Употребление применительно к комментируемому тексту слова «плагиат» некорректно еще и потому, что его значение со времен Нодье сильно изменилось. Нынешний читатель воспринимает плагиат как несомненное зло. Меж тем Нодье, посвятивший целую книгу «Вопросам литературной законности», а именно «Плагиату, присвоению чужих произведений, подлогам в книжном деле» (1812, 2-е изд. 1828; рус. пер. в кн.: Нодье Ш. Читайте старые книги. М., 1989. T. 1), хорошо знал, что в деле литературных заимствований есть множество градаций, что во многих случаях плагиат считается узаконенным и что зачастую то, что сгоряча называют плагиатом, более заслуживает названия литературной игры. И в самом деле, Нодье ведь честно предупреждает в начале своего «Путешествия»: ему попалась в руки брошюра, она ему понравилась, и он решил о ней рассказать. А если кто-то не принял его предупреждение всерьез — он в этом не виноват.

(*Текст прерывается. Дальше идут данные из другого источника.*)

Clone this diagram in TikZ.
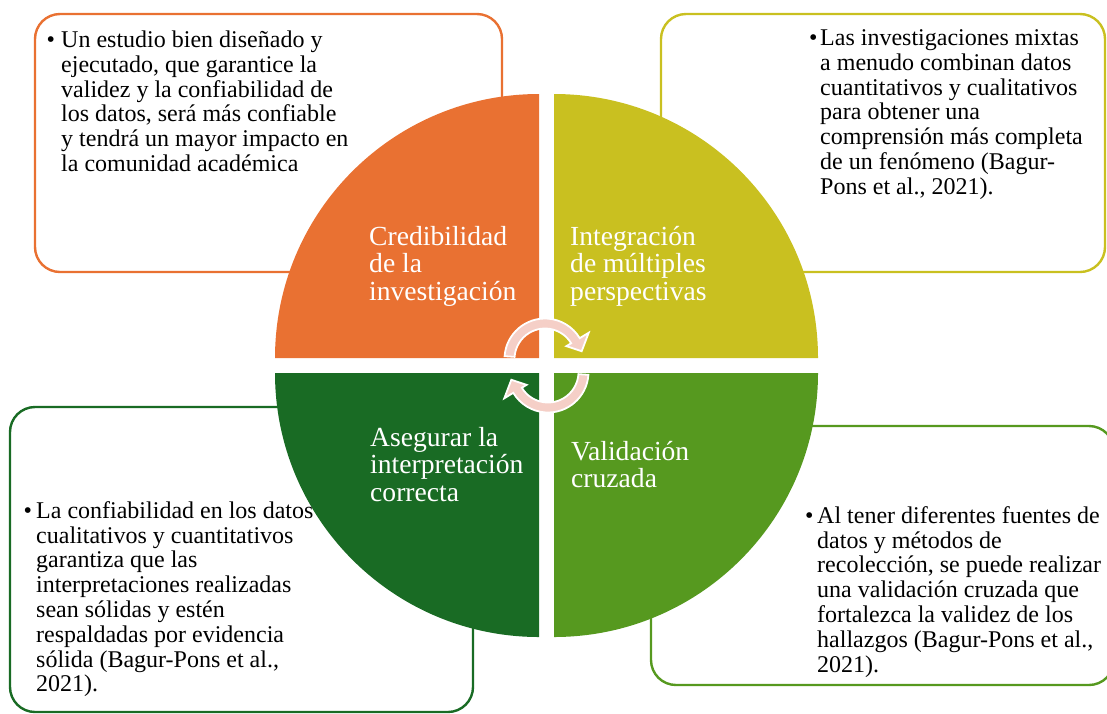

Название путевых заметок Кау’т’чука, которое Нодье заимствовал у Дельмота, носит насквозь пародийный характер и составлено из злободневных аллюзий. Парагвай-Ру — название модного и широко рекламировавшегося в начале 1830-х годов лекарства от зубной боли (Бальзак писал в предисловии к первому изданию «Шагреневой кожи» в 1831 году: «Да и какая возвышенная поэма могла бы сравниться в популярности с зубным эликсиром Парагвай-Ру!»). Южная Палингенезия (вместо реального топонима Южная Полинезия) обыгрывает термин, означающий «новое рождение». Восходящий к швейцарскому философу и естествоиспытателю Шарлю Бонне, автору труда «Философическая палингенезия, или Мысли о прошлом и будущем состояниях живых существ» (1769), термин этот вновь сделался популярным в конце 1820-х годов благодаря философу Пьеру-Симону Балланшу, выпустившему в 1827–1829 годах «Опыты социальной палингенезии». Естественно-научный термин Бонне применен у Балланша к истории обществ; они, пишет Балланш, развиваются скачкообразно, обновляясь и возрождаясь после каждой очередной катастрофы (это новое рождение и есть «палингенезия»). Нодье, глубоко уважавший Балланша и бывший с ним в дружеских отношениях, смотрел, однако, на перспективы развития человека и общества иначе; он считал, что к возрождению неспособны ни сам человек в его нынешнем виде, ни тем более созданное этим несовершенным человеком общество. Свои взгляды на эту проблему Нодье изложил в серьезной и проникновенной статье «О человеческой палингенезии и воскресении» (1832), о которой см. подробнее в предисловии. Но, как во многих других случаях, серьезное отношение к термину не помешало ему продолжить игру Дельмота, который приискал Палингенезии шутовское псевдогеографическое применение. Наконец, три первых имени Кау’т’чука так же, как Парагвай-Ру, заимствованы из периодической печати; все они рекламировались в ежедневных газетах (на упоминаемой в тексте Нодье «последней странице», где как раз и размещалась реклама) как лекарственные средства: тридас — успокоительный сироп на базе латукового экстракта; нафе — сироп и паста из плодов гибискуса, используемые для лечения насморков и катаров; теобром — «аналептическая успокоительная пудра». Что же касается до самого каучука (сока южноамериканских каучуковых деревьев, который, обработанный определенным образом, служил для производства эластичной материи), то изделия из него (ткани, корсеты, обувь и даже шляпы) также постоянно рекламировались во французских газетах начала 1830-х годов.